Поляки в Дагестане - страница 4



– Конечно, нам известно, – настаивал Пржецлавский, – но за границею могут подумать, что это правда: письмо ваше было бы написано в Париже, в Лондоне, в Константинополе.

Зять Шамиля Абдурахман, игравший роль домашнего секретаря, знавший и русский, и арабский языки, мог бы сделать лучшим образом, но он прикинулся не умевшим заниматься переводом, да и не желавшим исполнять то, что не по душе тестю, да и ему самому тоже.

Пристав, видимо, обещавший военному министру успех в этой акции, остался с носом. И до этого на дух не переносивший семью имама, Пржецлавский теперь всеми ему возможными средствами притеснял калужских пленников.

Каково же было удивление, когда Шамиль вскоре узнал, что приставленный к нему полковник – поляк по национальности. Обнаружилось это случайно.

– Откуда ты так хорошо знаешь наш Коран и наши изустные предания? – спросил имам у Пржецлавского.

– Я их читал.

– По-арабски?

– Нет. Я их читал у литовских татар.

Шамиль, обращаясь к сыну Кази-Мухаммеду, воскликнул:

«О, бедный наш Коран! – его перевели на язык гяуров…»

С тех пор между ним и полковником выросла глухая стена.

Во время Кавказской войны Пржецлавский служил в штабе генерала И. Д. Лазарева и активно воевал против жителей Чечни и Дагестана. Он являлся эпигоном царизма на Кавказе, потому прикладывал усилия для подавления восстания горцев.

В 1863 году новый мятеж в Польше снова был подавлен, над теми, кто выступал с оружием в руках чинились суд и расправа.

Пржецлавский о событиях в Польше рассказал Шамилю в самых черных красках, особенно напирая на жестокость со стороны Муравьева в Литве и графа Берга в Польше.

В конце беседы пристав объявил, что царь о беспощадности двух названных высокопоставленных лиц ничего не знает и что хорошо было бы, если Шамиль обо всем этом доложил императору.

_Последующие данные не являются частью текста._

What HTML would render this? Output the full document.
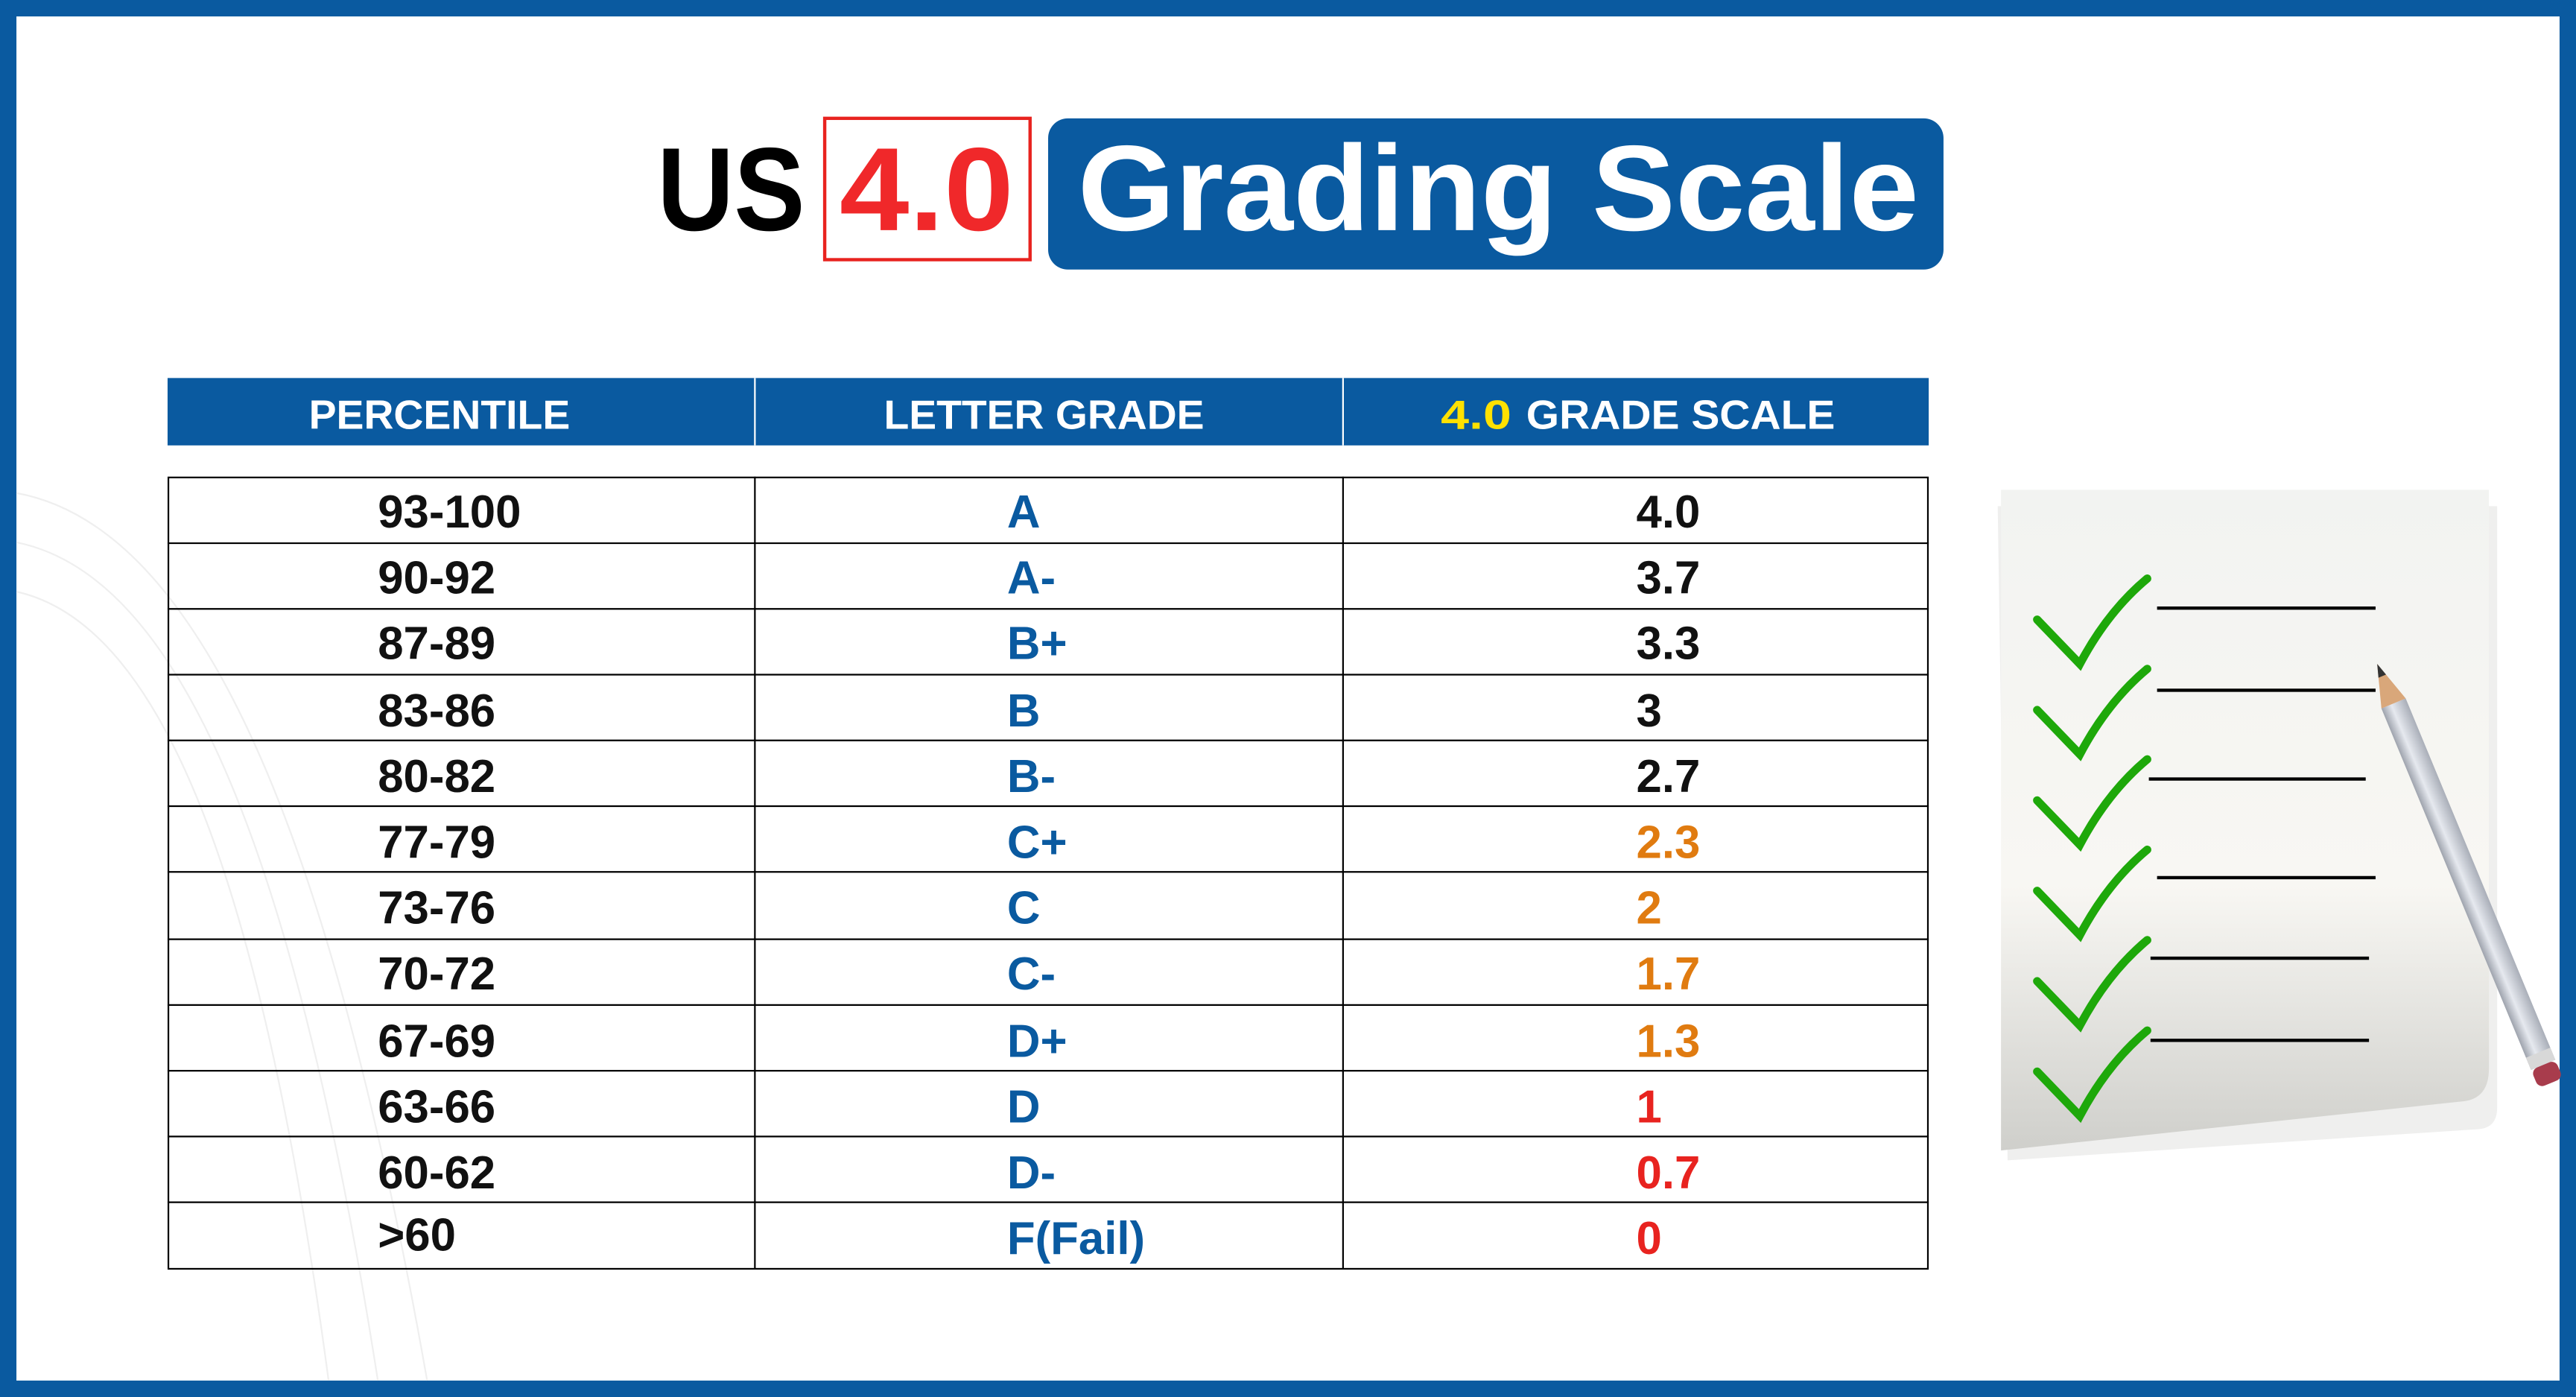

Дагестанец слушал Пржецлавского в пол-уха и ничего не предпринял.

Однако пристав на этом не успокоился. В другой раз он подал Шамилю заранее подготовленный текст, где на арабском языке и русском языках говорилось о милосердии царя, пощадившего кавказские народы 4 года назад. И хорошо бы, говорилось дальше в тексте, если бы царь проявил такое же милосердие и к полякам…

«Прошу Вас, полковник, – заговорил Шамиль, – не обращайтесь ко мне с таким предложениями. Я никогда не осмелюсь беспокоить государя такими письмами».

Видя несговорчивость дагестанца, Пржецлавский не на шутку испугался и не отходил от него, пока тот не дал слово, что о письмах он, Шамиль, впредь будет молчать.

С того дня ненависть П. Г. Пржецлавского к Шамилю и к его семье проявлялась открыто, и к 1865 году отношения между приставом и Шамилем настолько ухудшились, что для разбора дела из Петербурга в Калугу специально прибыл адъютант военного министра полковник Брок. Выслушав обе стороны, Брок вернулся в столицу. Вскоре Шамиль от министерства получил весточку, в которой говорилось, что Пржецлавский любит великого дагестанца и все делает для его спокойной жизни. И все в таком духе… Между тем примирение не состоялось, т. к. пристав по-прежнему кляузничал, по пустякам придирался к семье имама, старался рассорить сыновей, распускал слухи, будто имам жаден, а его жены скандалистки.

1-го февраля 1866 года должность пристава пришлось упразднить, и калужские пленники, наконец, были избавлены от возмутителя спокойствия.

Теперь все дела, связанные с дагестанцами, передавались в руки губернатора Калуги Чичагова, ставшего близким другом Шамиля, а его супруга напишет прекрасную книгу о калужском пленнике под названием «Шамиль на Кавказе и в России».